Someone recently asked us: “How did you make the decision to live on a boat?” And someone else asked: “What will you take away from this trip?”

It was a road trip to Bellingham in September of 2011, the Pacific Ocean in our rearview mirror and salt still on our lips and minds. As Katie and I reveled in our previous three days on the coast and drove towards a Montana winter and talked of the office drudgery that lay ahead, we spoke again of our dream of a sailing adventure to warmer waters.  On that drive we stopped dreaming and simply said “Let’s set a date, and let’s do it.”

It was that easy to convince ourselves to turn our lives upside down (or right side up, depending on your perspective), quit our jobs, leave our house and security, buy a boat and transplant ourselves in a foreign country. We knew it would have to be a small, simple and inexpensive boat, and we were ready to live a simple and inexpensive lifestyle once we started sailing. We’ve never been anything close to wealthy, so we knew it wouldn’t be too much of a transition.  Ten months later, we pulled up to the border crossing at Nogales, Mexico, car loaded to the gills, and we crossed over into the unknown.

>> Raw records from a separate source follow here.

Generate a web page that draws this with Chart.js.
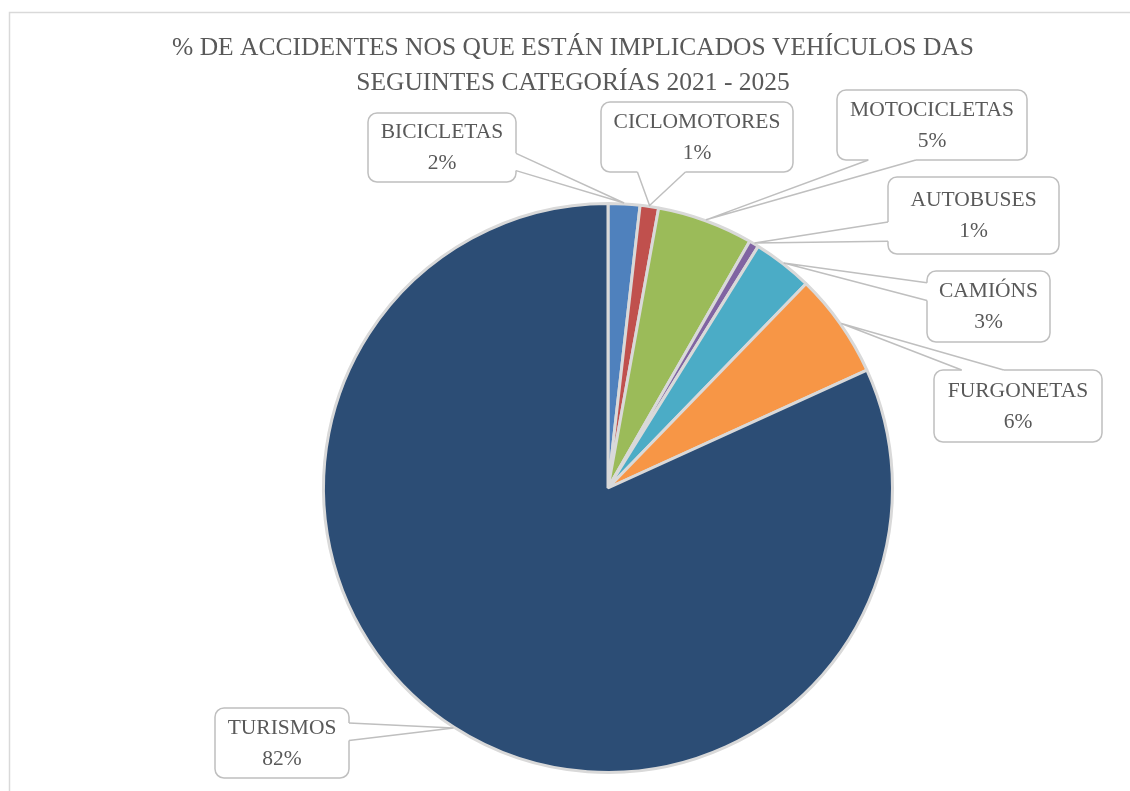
<!DOCTYPE html>
<html>
<head>
<meta charset="utf-8">
<script src="https://cdn.jsdelivr.net/npm/chart.js@4/dist/chart.umd.min.js"></script>
<style>
    html, body { margin: 0; padding: 0; background: #FFFFFF; }
    #wrap { width: 1130px; height: 791px; position: relative; }
</style>
</head>
<body>
<div id="wrap"><canvas id="pieChart"></canvas></div>
<script>
// Data
const titleLines = [
    '% DE ACCIDENTES NOS QUE ESTÁN IMPLICADOS VEHÍCULOS DAS',
    'SEGUINTES CATEGORÍAS 2021 - 2025'
];
const categories = ['BICICLETAS', 'CICLOMOTORES', 'MOTOCICLETAS', 'AUTOBUSES', 'CAMIÓNS', 'FURGONETAS', 'TURISMOS'];
const shares = [1.8, 1.05, 5.45, 0.55, 3.4, 5.95, 81.8];

// Styling
const sliceColors = ['#4F81BD', '#C0504D', '#9BBB59', '#8064A2', '#4BACC6', '#F79646', '#2C4D75'];
const textColor = '#595959';
const fontFamily = '"Liberation Serif", "DejaVu Serif", serif';

// Callout box placement (x, y, w, h) for each category label
const calloutBoxes = [
    [368, 113, 148, 69],
    [601, 102, 192, 70],
    [837, 90, 190, 70],
    [888, 177, 171, 77],
    [927, 271, 123, 71],
    [934, 370, 168, 72],
    [215, 708, 134, 70]
];

function roundRectPath(ctx, x, y, w, h, r) {
    ctx.beginPath();
    ctx.moveTo(x + r, y);
    ctx.lineTo(x + w - r, y);
    ctx.arcTo(x + w, y, x + w, y + r, r);
    ctx.lineTo(x + w, y + h - r);
    ctx.arcTo(x + w, y + h, x + w - r, y + h, r);
    ctx.lineTo(x + r, y + h);
    ctx.arcTo(x, y + h, x, y + h - r, r);
    ctx.lineTo(x, y + r);
    ctx.arcTo(x, y, x + r, y, r);
    ctx.closePath();
}

// Frame and title, drawn under the pie
const framePlugin = {
    id: 'framePlugin',
    beforeDraw(chart) {
        const ctx = chart.ctx;
        ctx.save();
        ctx.strokeStyle = '#D9D9D9';
        ctx.lineWidth = 1.5;
        ctx.beginPath();
        ctx.moveTo(9.5, chart.height + 5);
        ctx.lineTo(9.5, 12.5);
        ctx.lineTo(chart.width + 5, 12.5);
        ctx.stroke();

        ctx.fillStyle = textColor;
        ctx.font = '25.5px ' + fontFamily;
        ctx.textAlign = 'center';
        ctx.textBaseline = 'middle';
        titleLines.forEach((line, i) => {
            ctx.fillText(line, 573, 48 + i * 35);
        });
        ctx.restore();
    }
};

// Excel-style callout labels pointing at each slice
const calloutPlugin = {
    id: 'calloutPlugin',
    afterDraw(chart) {
        const ctx = chart.ctx;
        const meta = chart.getDatasetMeta(0);
        const values = chart.data.datasets[0].data;
        const total = values.reduce((a, b) => a + b, 0);

        ctx.save();
        meta.data.forEach((arc, i) => {
            const box = calloutBoxes[i];
            if (!box) return;
            const [bx, by, bw, bh] = box;
            const mid = (arc.startAngle + arc.endAngle) / 2;
            const rr = arc.outerRadius + 1;
            const ax = arc.x + Math.cos(mid) * rr;
            const ay = arc.y + Math.sin(mid) * rr;

            const cx = bx + bw / 2, cy = by + bh / 2;
            const nx = (ax - cx) / (bw / 2), ny = (ay - cy) / (bh / 2);
            let p1, p2, q1, q2;
            if (Math.abs(nx) > Math.abs(ny)) {
                // left or right side
                const ex = nx < 0 ? bx : bx + bw;
                const inset = nx < 0 ? 2 : -2;
                const lim = 0.21 * bh;
                const c = cy + Math.max(-lim, Math.min(lim, (ay - cy) * 0.75));
                const hw = 0.125 * bh;
                p1 = [ex, c - hw]; p2 = [ex, c + hw];
                q1 = [ex + inset, c - hw]; q2 = [ex + inset, c + hw];
            } else {
                // top or bottom side
                const ey = ny < 0 ? by : by + bh;
                const inset = ny < 0 ? 2 : -2;
                const lim = 0.21 * bw;
                const c = cx + Math.max(-lim, Math.min(lim, (ax - cx) * 0.75));
                const hw = 0.125 * bw;
                p1 = [c - hw, ey]; p2 = [c + hw, ey];
                q1 = [c - hw, ey + inset]; q2 = [c + hw, ey + inset];
            }

            // box
            roundRectPath(ctx, bx, by, bw, bh, 9);
            ctx.fillStyle = '#FFFFFF';
            ctx.fill();
            ctx.strokeStyle = '#BFBFBF';
            ctx.lineWidth = 1.5;
            ctx.stroke();

            // wedge: cover the border under its base, then stroke the two sides
            ctx.beginPath();
            ctx.moveTo(q1[0], q1[1]);
            ctx.lineTo(p1[0], p1[1]);
            ctx.lineTo(ax, ay);
            ctx.lineTo(p2[0], p2[1]);
            ctx.lineTo(q2[0], q2[1]);
            ctx.closePath();
            ctx.fill();
            ctx.beginPath();
            ctx.moveTo(p1[0], p1[1]);
            ctx.lineTo(ax, ay);
            ctx.lineTo(p2[0], p2[1]);
            ctx.stroke();

            // text
            ctx.fillStyle = textColor;
            ctx.font = '21.5px ' + fontFamily;
            ctx.textAlign = 'center';
            ctx.textBaseline = 'middle';
            const pct = Math.round(values[i] / total * 100) + '%';
            ctx.fillText(chart.data.labels[i], cx, cy - 15);
            ctx.fillText(pct, cx, cy + 16);
        });
        ctx.restore();
    }
};

new Chart(document.getElementById('pieChart'), {
    type: 'pie',
    data: {
        labels: categories,
        datasets: [{
            data: shares,
            backgroundColor: sliceColors,
            borderColor: '#D9D9D9',
            borderWidth: 3
        }]
    },
    options: {
        responsive: true,
        maintainAspectRatio: false,
        animation: false,
        layout: {
            padding: { left: 322, right: 236, top: 202, bottom: 17 }
        },
        plugins: {
            legend: { display: false },
            title: { display: false },
            tooltip: { enabled: false }
        }
    },
    plugins: [framePlugin, calloutPlugin]
});
</script>
</body>
</html>
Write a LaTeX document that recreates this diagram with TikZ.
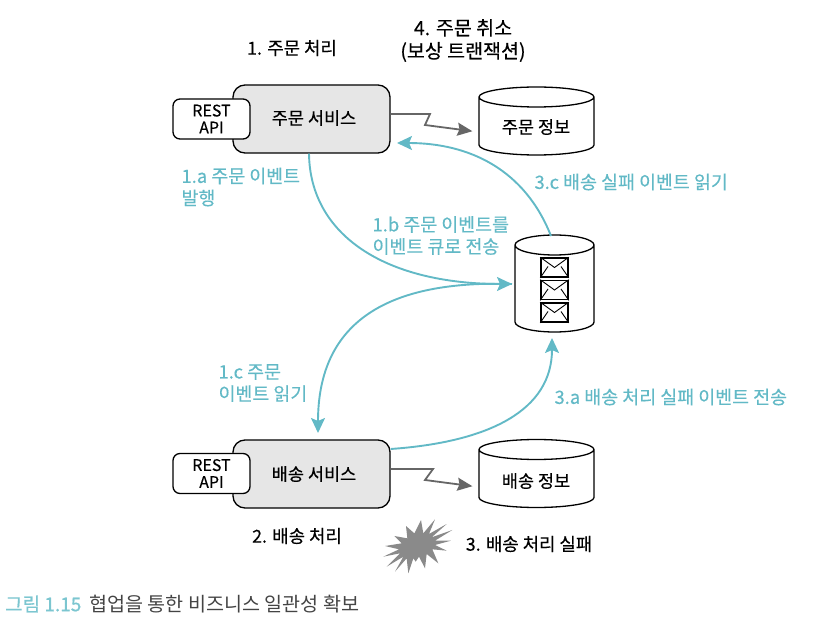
\documentclass[tikz,border=0pt]{standalone}
\usepackage{fontspec}
\setmainfont{Noto Sans CJK KR}
\newfontfamily\labelfont[FakeBold=0.3]{Noto Sans CJK KR}
\newfontfamily\capfont[FakeBold=0.8]{Noto Sans CJK KR}
\usetikzlibrary{arrows.meta,shapes.geometric}
\definecolor{flowteal}{HTML}{62B9C6}
\definecolor{capteal}{HTML}{7CC6D0}
\definecolor{boxgray}{HTML}{E6E6E6}
\definecolor{wiregray}{HTML}{666666}
\definecolor{burstgray}{HTML}{8A8A8A}
\definecolor{captext}{HTML}{444444}
\tikzset{
  svcbox/.style={draw,fill=boxgray,rounded corners=12pt,line width=1.3pt,minimum width=157pt,minimum height=68pt},
  apibox/.style={draw,fill=white,rounded corners=7pt,line width=1.3pt,minimum width=77pt,minimum height=40pt,align=center,font=\labelfont\fontsize{16}{17}\selectfont},
  dbcyl/.style={draw,fill=white,cylinder,shape border rotate=90,aspect=3,anchor=shape center,line width=1.3pt},
  namelabel/.style={font=\labelfont\fontsize{17.5}{20}\selectfont},
  envbox/.style={draw,fill=white,line width=1.6pt,minimum width=27pt,minimum height=19pt},
  blacklabel/.style={align=center,font=\labelfont\fontsize{17.8}{23}\selectfont},
  teallabel/.style={text=flowteal,align=left,anchor=west,font=\labelfont\fontsize{18.4}{22}\selectfont},
  flowline/.style={draw=flowteal,line width=1.9pt,-{Stealth[length=15pt,width=14pt,inset=3pt]}},
  wireline/.style={draw=wiregray,line width=1.8pt,-{Stealth[length=15pt,width=13pt,inset=2pt]}}
}
\newcommand{\envelope}[2]{\node[envbox] (#1) at (554.5,#2) {};
  \draw[line width=0.9pt] (#1.north west)--(#1.center)--(#1.north east);
  \draw[line width=0.9pt] (#1.south west)--(548,#2-1);
  \draw[line width=0.9pt] (#1.south east)--(561,#2-1);}
\begin{document}
\begin{tikzpicture}[x=1pt,y=-1pt]
\useasboundingbox (0,0) rectangle (814,628);
% services
\node[svcbox] (ordersvc) at (311.5,119) {};
\node[svcbox] (shipsvc) at (311.5,474) {};
\node[apibox] (orderapi) at (211.5,119) {REST\\API};
\node[apibox] (shipapi) at (211.5,473.5) {REST\\API};
\node[namelabel] (ordername) at (314,118) {주문 서비스};
\node[namelabel] (shipname) at (314,474) {배송 서비스};
% stores
\node[dbcyl,minimum width=115pt,minimum height=68pt] (orderdb) at (536.5,121) {};
\node[dbcyl,minimum width=115pt,minimum height=68pt] (shipdb) at (536.5,473.5) {};
\node[namelabel] (orderdbname) at (536,127) {주문 정보};
\node[namelabel] (shipdbname) at (536,481) {배송 정보};
\node[dbcyl,minimum width=79pt,minimum height=97pt] (queue) at (554.5,283.5) {};
\envelope{envone}{267.5}
\envelope{envtwo}{290}
\envelope{envthree}{312.5}
% connectors
\draw[wireline,shorten >=6pt] ([yshift=5pt]ordersvc.east)--(430,114)--(425,125)--([yshift=-4pt]orderdb.west);
\draw[wireline,shorten >=6pt] ([yshift=5pt]shipsvc.east)--(433,469)--(425,480)--([yshift=-6.5pt]shipdb.west);
\coordinate (queuein) at (512,284);
\coordinate (queueout) at (551,236);
\coordinate (queuebot) at (552,338);
\coordinate (shiptop) at (318,433);
\coordinate (ordertip) at (397,143);
\draw[flowline] ([xshift=-2.5pt]ordersvc.south) .. controls (310,235) and (385,284) .. (queuein);
\draw[flowline] (queuein) .. controls (390,280) and (318,320) .. (shiptop);
\draw[flowline] ([yshift=25pt]shipsvc.east) .. controls (490,442) and (552,410) .. (queuebot);
\draw[flowline] (queueout) .. controls (525,170) and (470,143) .. (ordertip);
% burst
\fill[burstgray,shift={(375,510)},x=0.3333pt,y=-0.3333pt] (30,108)--(80,100)--(58,78)--(97,85)--(93,48)--(118,70)--(138,30)--(145,70)--(180,28)--(162,72)--(215,42)--(170,82)--(232,60)--(180,92)--(228,92)--(180,105)--(215,122)--(172,118)--(190,160)--(155,132)--(150,175)--(132,140)--(122,155)--(115,145)--(100,190)--(95,145)--(60,185)--(85,140)--(35,170)--(75,130)--(25,140)--(72,118)--cycle;
% labels
\node[blacklabel] (stepone) at (292,48) {1. 주문 처리};
\node[blacklabel,font=\labelfont\fontsize{19.5}{23}\selectfont] (stepfour) at (463,40.5) {4. 주문 취소\\(보상 트랜잭션)};
\node[blacklabel] (steptwo) at (297,536) {2. 배송 처리};
\node[blacklabel] (stepthree) at (529,544) {3. 배송 처리 실패};
\node[teallabel] (flowa) at (178,187) {1.a 주문 이벤트\\발행};
\node[teallabel] (flowb) at (369,235.5) {1.b 주문 이벤트를\\이벤트 큐로 전송};
\node[teallabel] (flowc) at (215,383) {1.c 주문\\이벤트 읽기};
\node[teallabel] (flowthreec) at (531,182) {3.c 배송 실패 이벤트 읽기};
\node[teallabel] (flowthreea) at (551,397) {3.a 배송 처리 실패 이벤트 전송};
\node[anchor=west,font=\capfont\fontsize{19}{22}\selectfont,text=capteal,inner sep=0pt] (captitle) at (5,604) {그림 1.15};
\node[anchor=west,font=\fontsize{19.6}{22}\selectfont,text=captext,inner sep=0pt] (caption) at (89,604) {협업을 통한 비즈니스 일관성 확보};
\end{tikzpicture}
\end{document}
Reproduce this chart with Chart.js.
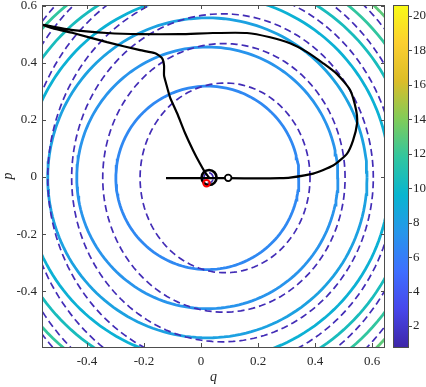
<!DOCTYPE html>
<html>
<head>
<meta charset="utf-8">
<script src="https://cdn.jsdelivr.net/npm/chart.js@4.4.0/dist/chart.umd.min.js"></script>
<style>
  html, body { margin: 0; padding: 0; background: #fff; }
</style>
</head>
<body>
<canvas id="chart" width="426" height="387"></canvas>
<script>
// axis ticks
const xTicks = [-0.4, -0.2, 0, 0.2, 0.4, 0.6];
const yTicks = [-0.4, -0.2, 0, 0.2, 0.4, 0.6];
const cbTicks = [2, 4, 6, 8, 10, 12, 14, 16, 18, 20];
const cbRange = [0.78, 20.64];

// solid contours (circles)
const solidCenter = [0.022, -0.003];
const solidRadii = [0.321, 0.458, 0.560, 0.640, 0.715, 0.780, 0.840];
const solidLevels = [6.6, 7.3, 8.2, 9.3, 10.5, 11.8, 13.0];

// dashed contours (slightly squashed, shifted right)
const dashCenterQ = [0.026, 0.084, 0.080, 0.075, 0.072, 0.066, 0.062, 0.062, 0.060];
const dashCenterP = -0.003;
const dashA = [0.016, 0.298, 0.425, 0.529, 0.610, 0.683, 0.754, 0.800, 0.845];
const dashB = [0.018, 0.332, 0.470, 0.574, 0.663, 0.742, 0.819, 0.865, 0.912];

// trajectory
const trajQ = [-0.123, -0.004, 0.095, 0.207, 0.277, 0.312, 0.393, 0.463, 0.512, 0.533, 0.547, 0.544,
  0.523, 0.477, 0.428, 0.372, 0.312, 0.242, 0.161, 0.042, -0.074, -0.214, -0.330, -0.449, -0.512, -0.558,
  -0.512, -0.449, -0.330, -0.214, -0.161, -0.137, -0.130, -0.130, -0.123, -0.109, -0.084, -0.056, -0.028,
  -0.004, 0.014, 0.028];
const trajP = [-0.004, -0.004, -0.004, -0.005, -0.004, -0.002, 0.012, 0.040, 0.082, 0.128, 0.188, 0.233,
  0.304, 0.360, 0.398, 0.437, 0.468, 0.489, 0.504, 0.504, 0.500, 0.500, 0.504, 0.514, 0.525, 0.533,
  0.518, 0.504, 0.472, 0.444, 0.433, 0.416, 0.391, 0.356, 0.328, 0.279, 0.223, 0.153, 0.093,
  0.047, 0.016, -0.002];

// markers
const endMarker = [0.028, -0.002];
const redMarker = [0.019, -0.022];
const startMarker = [0.095, -0.003];

const parulaStops = [[62,38,168],[71,71,235],[62,111,255],[39,150,235],[8,181,208],
  [49,198,159],[129,204,89],[220,189,41],[252,207,48],[249,251,21]];
function parula(t) {
  t = Math.max(0, Math.min(1, t));
  const f = t * 9, i = Math.min(8, Math.floor(f)), u = f - i;
  const a = parulaStops[i], b = parulaStops[i + 1];
  return 'rgb(' + [0, 1, 2].map(k => Math.round(a[k] + (b[k] - a[k]) * u)).join(',') + ')';
}
function levelColor(v) { return parula((v - cbRange[0]) / (cbRange[1] - cbRange[0])); }

function ellipse(cq, cp, a, b) {
  const pts = [];
  for (let d = 0; d <= 360; d += 2) {
    const t = d * Math.PI / 180;
    pts.push({ x: cq + a * Math.cos(t), y: cp + b * Math.sin(t) });
  }
  return pts;
}

const datasets = [];
datasets.push({ data: [{ x: redMarker[0], y: redMarker[1] }], pointRadius: 3.2, borderWidth: 2,
  pointBorderColor: '#ff0000', pointBackgroundColor: 'rgba(0,0,0,0)', order: 0 });
datasets.push({ data: [{ x: startMarker[0], y: startMarker[1] }], pointRadius: 3.3, borderWidth: 1.8,
  pointBorderColor: '#000', pointBackgroundColor: '#fff', order: 0 });
datasets.push({ data: [{ x: endMarker[0], y: endMarker[1] }], pointRadius: 7.5, borderWidth: 2.6,
  pointBorderColor: '#000', pointBackgroundColor: 'rgba(0,0,0,0)', order: 0 });
datasets.push({ data: trajQ.map((q, i) => ({ x: q, y: trajP[i] })), showLine: true, pointRadius: 0,
  borderColor: '#000', borderWidth: 2.2, tension: 0.2, clip: 0, order: 1 });
dashA.forEach((a, i) => {
  datasets.push({ data: ellipse(dashCenterQ[i], dashCenterP, a, dashB[i]), showLine: true, pointRadius: 0,
    borderColor: 'rgb(66,44,182)', borderWidth: 1.7, borderDash: [7, 4], clip: 0, order: 2 });
});
solidRadii.forEach((r, i) => {
  datasets.push({ data: ellipse(solidCenter[0], solidCenter[1], r, r), showLine: true, pointRadius: 0,
    borderColor: levelColor(solidLevels[i]), borderWidth: 2.8, clip: 0, order: 3 });
});

const tickFont = { family: 'Liberation Serif', size: 13 };
const axisColor = '#4d4d4d';

// keep the plot box where the reference has it
function noPad(s) { s.paddingTop = 0; s.paddingBottom = 0; s.paddingLeft = 0; s.paddingRight = 0; }

const framePlugin = {
  id: 'frame',
  beforeDraw(chart) {
    const cb = chart.scales.cb, ca = chart.chartArea;
    const ctx = chart.ctx;
    const g = ctx.createLinearGradient(0, cb.getPixelForValue(cbRange[1]), 0, cb.getPixelForValue(cbRange[0]));
    parulaStops.slice().reverse().forEach((c, i) => g.addColorStop(i / 9, 'rgb(' + c.join(',') + ')'));
    ctx.save();
    ctx.fillStyle = g;
    ctx.fillRect(393, ca.top, 16, ca.bottom - ca.top);
    ctx.restore();
  },
  afterDraw(chart) {
    const { ctx, chartArea: ca, scales } = chart;
    ctx.save();
    ctx.strokeStyle = axisColor;
    ctx.lineWidth = 1;
    ctx.strokeRect(Math.round(ca.left) + 0.5, Math.round(ca.top) + 0.5,
      Math.round(ca.right - ca.left) - 1, Math.round(ca.bottom - ca.top));
    ctx.beginPath();
    xTicks.forEach(v => {
      const x = Math.round(scales.x.getPixelForValue(v)) + 0.5;
      ctx.moveTo(x, ca.bottom); ctx.lineTo(x, ca.bottom - 4);
      ctx.moveTo(x, ca.top); ctx.lineTo(x, ca.top + 4);
    });
    yTicks.forEach(v => {
      const y = Math.round(scales.y.getPixelForValue(v)) + 0.5;
      ctx.moveTo(ca.left, y); ctx.lineTo(ca.left + 4, y);
      ctx.moveTo(ca.right, y); ctx.lineTo(ca.right - 4, y);
    });
    ctx.stroke();
    // colorbar frame and ticks
    ctx.strokeRect(393.5, Math.round(ca.top) + 0.5, 15, Math.round(ca.bottom - ca.top));
    ctx.beginPath();
    cbTicks.forEach(v => {
      const y = Math.round(scales.cb.getPixelForValue(v)) + 0.5;
      ctx.moveTo(409, y); ctx.lineTo(412, y);
    });
    ctx.stroke();
    ctx.restore();
  }
};

new Chart(document.getElementById('chart'), {
  type: 'scatter',
  data: { datasets },
  plugins: [framePlugin],
  options: {
    responsive: false,
    animation: false,
    devicePixelRatio: 1,
    layout: { autoPadding: false, padding: { top: 5, right: 0, left: 0, bottom: 0 } },
    plugins: { legend: { display: false }, tooltip: { enabled: false } },
    scales: {
      x: {
        type: 'linear', position: 'bottom', min: -0.558, max: 0.645,
        afterBuildTicks: s => { s.ticks = xTicks.map(v => ({ value: v })); },
        afterFit: s => { s.height = 40; noPad(s); },
        grid: { display: false, drawTicks: false },
        border: { display: false },
        ticks: { font: tickFont, color: '#262626', padding: 7, maxRotation: 0, autoSkip: false,
          callback: v => String(v) },
        title: { display: true, text: 'q', font: { family: 'Liberation Serif', size: 14, style: 'italic' },
          color: '#262626', padding: { top: 0, bottom: 1 } }
      },
      y: {
        type: 'linear', position: 'left', min: -0.595, max: 0.602,
        afterBuildTicks: s => { s.ticks = yTicks.map(v => ({ value: v })); },
        afterFit: s => { s.width = 42; noPad(s); },
        grid: { display: false, drawTicks: false },
        border: { display: false },
        ticks: { font: tickFont, color: '#262626', padding: 5, autoSkip: false,
          callback: v => String(v) },
        title: { display: true, text: 'p', font: { family: 'Liberation Serif', size: 14, style: 'italic' },
          color: '#262626', padding: { top: 0, bottom: 0 } }
      },
      cb: {
        type: 'linear', axis: 'y', position: 'right', min: cbRange[0], max: cbRange[1],
        afterBuildTicks: s => { s.ticks = cbTicks.map(v => ({ value: v })); },
        afterFit: s => { s.width = 41; noPad(s); },
        grid: { display: false, drawTicks: false },
        border: { display: false },
        ticks: { font: tickFont, color: '#262626', padding: 28, autoSkip: false }
      }
    }
  }
});
</script>
</body>
</html>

The unknown was what excited us. It is the unknown that defines it as an adventure. We were willing to accept instability and discomfort, knowing that the rewards of adventure are always large. Fear presented itself on occasion, but was always rendered small because we had confidence in our ability to improvise. And after living on a boat for almost a year, most of the time in very isolated locations, improvisation became second nature. But the ability to improvise, at least to improvise well, also requires a foundation.

 

Our foundation was always research, both before the trip and while on the water. We would compile all available information and analyze it meticulously, and then form a detailed plan of action. I’m talking here of everything from boat buying spreadsheets, to border crossing scenarios, to sailing between islands. We always had a plan. But within those plans we built flexibility. The plan was the foundation, but it was expected at some point to crumble, and so we built in contingencies. And when those contingencies faltered as well, then we improvised. And on a boat, as any sailor out there knows, you improvise a lot.

This is life. You can act shocked when things don’t go your way, and respond with frustration. Or you can expect that the plan will fail, and be ready and waiting at the piano to play a little jazz. Beautiful things happen when you are willing to push the composition aside.